Quote exactly the lines from the line containing "Write a LaTeX" to the line containing "întreprinderi cărora le-a", both lines included, please, and nothing more.

### Data for this exercise
(begin)

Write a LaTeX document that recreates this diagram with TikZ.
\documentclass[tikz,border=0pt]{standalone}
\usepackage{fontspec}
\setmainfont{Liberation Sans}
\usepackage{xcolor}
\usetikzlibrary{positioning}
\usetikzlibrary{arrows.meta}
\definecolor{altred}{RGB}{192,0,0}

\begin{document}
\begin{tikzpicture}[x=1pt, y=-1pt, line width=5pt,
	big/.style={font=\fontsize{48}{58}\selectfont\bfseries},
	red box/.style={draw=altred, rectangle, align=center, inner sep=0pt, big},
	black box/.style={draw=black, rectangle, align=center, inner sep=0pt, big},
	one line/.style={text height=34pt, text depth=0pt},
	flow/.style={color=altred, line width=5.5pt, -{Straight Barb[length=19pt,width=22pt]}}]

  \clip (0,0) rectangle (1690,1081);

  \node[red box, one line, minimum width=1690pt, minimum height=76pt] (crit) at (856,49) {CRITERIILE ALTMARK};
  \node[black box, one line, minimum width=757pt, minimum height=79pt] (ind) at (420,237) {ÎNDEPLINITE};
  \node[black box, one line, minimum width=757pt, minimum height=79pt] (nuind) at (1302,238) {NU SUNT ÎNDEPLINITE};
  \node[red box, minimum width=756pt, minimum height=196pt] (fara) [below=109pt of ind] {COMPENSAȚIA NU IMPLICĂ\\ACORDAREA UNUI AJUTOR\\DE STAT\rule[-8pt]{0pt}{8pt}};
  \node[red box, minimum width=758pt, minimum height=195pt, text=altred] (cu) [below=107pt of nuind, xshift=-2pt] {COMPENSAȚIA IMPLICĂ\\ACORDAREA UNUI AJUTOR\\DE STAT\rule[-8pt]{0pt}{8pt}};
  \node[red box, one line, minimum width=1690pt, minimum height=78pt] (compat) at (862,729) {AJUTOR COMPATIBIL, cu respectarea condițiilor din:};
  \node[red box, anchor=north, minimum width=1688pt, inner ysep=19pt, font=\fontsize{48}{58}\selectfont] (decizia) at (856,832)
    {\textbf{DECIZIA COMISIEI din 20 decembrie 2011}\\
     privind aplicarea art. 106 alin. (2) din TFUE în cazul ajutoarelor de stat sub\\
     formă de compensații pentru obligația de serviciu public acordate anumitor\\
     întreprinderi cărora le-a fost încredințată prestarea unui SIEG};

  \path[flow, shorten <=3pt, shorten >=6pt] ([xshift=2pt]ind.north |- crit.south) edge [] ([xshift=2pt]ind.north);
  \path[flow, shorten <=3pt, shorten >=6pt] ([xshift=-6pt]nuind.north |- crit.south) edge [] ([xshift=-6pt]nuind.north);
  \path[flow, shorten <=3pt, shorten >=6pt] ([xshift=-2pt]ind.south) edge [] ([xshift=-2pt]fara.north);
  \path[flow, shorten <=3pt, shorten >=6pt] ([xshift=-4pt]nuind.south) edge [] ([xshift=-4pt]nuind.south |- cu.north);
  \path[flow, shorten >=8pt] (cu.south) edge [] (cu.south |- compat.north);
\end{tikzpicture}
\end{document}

(end)
(begin)

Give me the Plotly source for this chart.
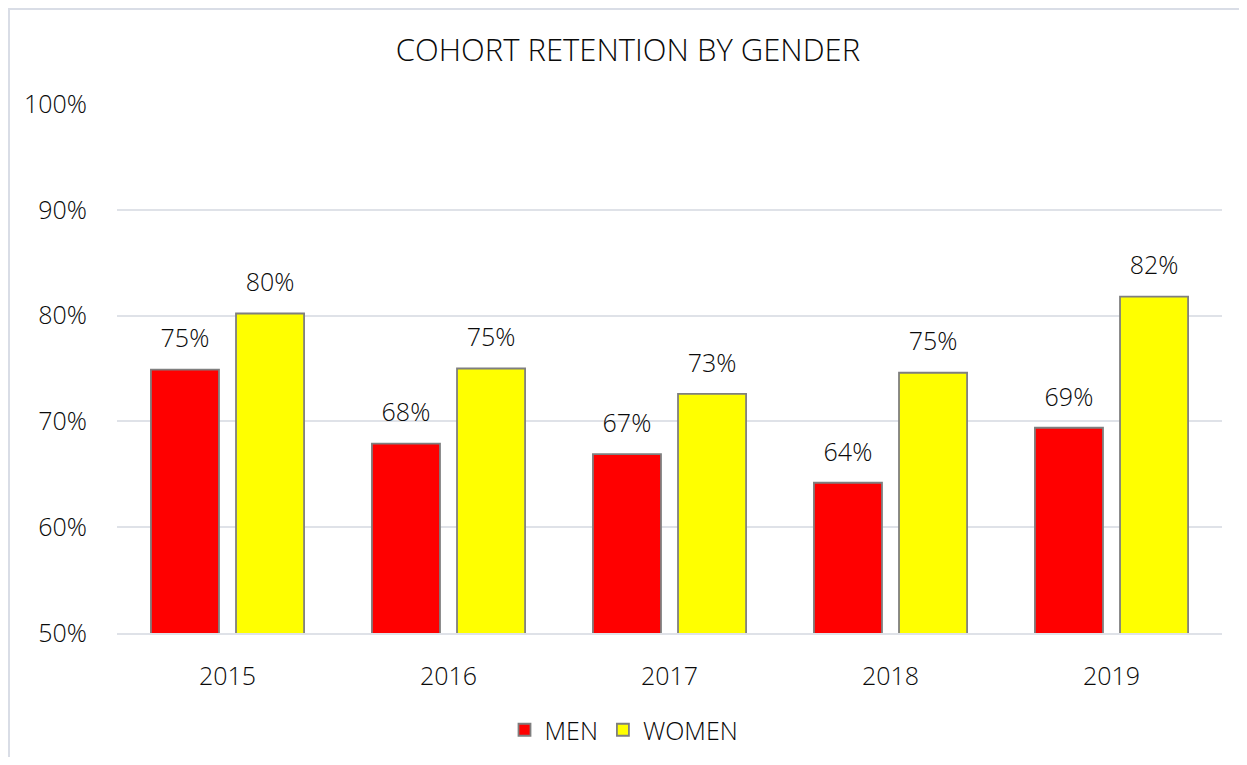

(end)
(begin)

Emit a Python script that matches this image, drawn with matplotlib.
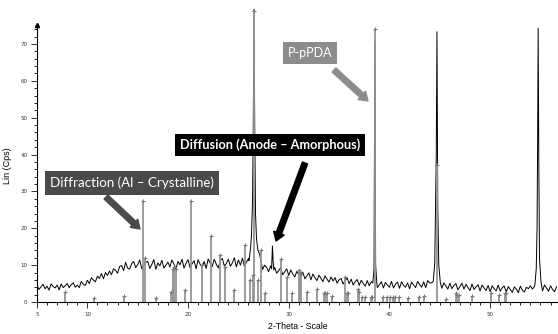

(end)

### Complete answer
Write a LaTeX document that recreates this diagram with TikZ.
\documentclass[tikz,border=0pt]{standalone}
\usepackage{fontspec}
\setmainfont{Liberation Sans}
\usepackage{xcolor}
\usetikzlibrary{positioning}
\usetikzlibrary{arrows.meta}
\definecolor{altred}{RGB}{192,0,0}

\begin{document}
\begin{tikzpicture}[x=1pt, y=-1pt, line width=5pt,
	big/.style={font=\fontsize{48}{58}\selectfont\bfseries},
	red box/.style={draw=altred, rectangle, align=center, inner sep=0pt, big},
	black box/.style={draw=black, rectangle, align=center, inner sep=0pt, big},
	one line/.style={text height=34pt, text depth=0pt},
	flow/.style={color=altred, line width=5.5pt, -{Straight Barb[length=19pt,width=22pt]}}]

  \clip (0,0) rectangle (1690,1081);

  \node[red box, one line, minimum width=1690pt, minimum height=76pt] (crit) at (856,49) {CRITERIILE ALTMARK};
  \node[black box, one line, minimum width=757pt, minimum height=79pt] (ind) at (420,237) {ÎNDEPLINITE};
  \node[black box, one line, minimum width=757pt, minimum height=79pt] (nuind) at (1302,238) {NU SUNT ÎNDEPLINITE};
  \node[red box, minimum width=756pt, minimum height=196pt] (fara) [below=109pt of ind] {COMPENSAȚIA NU IMPLICĂ\\ACORDAREA UNUI AJUTOR\\DE STAT\rule[-8pt]{0pt}{8pt}};
  \node[red box, minimum width=758pt, minimum height=195pt, text=altred] (cu) [below=107pt of nuind, xshift=-2pt] {COMPENSAȚIA IMPLICĂ\\ACORDAREA UNUI AJUTOR\\DE STAT\rule[-8pt]{0pt}{8pt}};
  \node[red box, one line, minimum width=1690pt, minimum height=78pt] (compat) at (862,729) {AJUTOR COMPATIBIL, cu respectarea condițiilor din:};
  \node[red box, anchor=north, minimum width=1688pt, inner ysep=19pt, font=\fontsize{48}{58}\selectfont] (decizia) at (856,832)
    {\textbf{DECIZIA COMISIEI din 20 decembrie 2011}\\
     privind aplicarea art. 106 alin. (2) din TFUE în cazul ajutoarelor de stat sub\\
     formă de compensații pentru obligația de serviciu public acordate anumitor\\
     întreprinderi cărora le-a fost încredințată prestarea unui SIEG};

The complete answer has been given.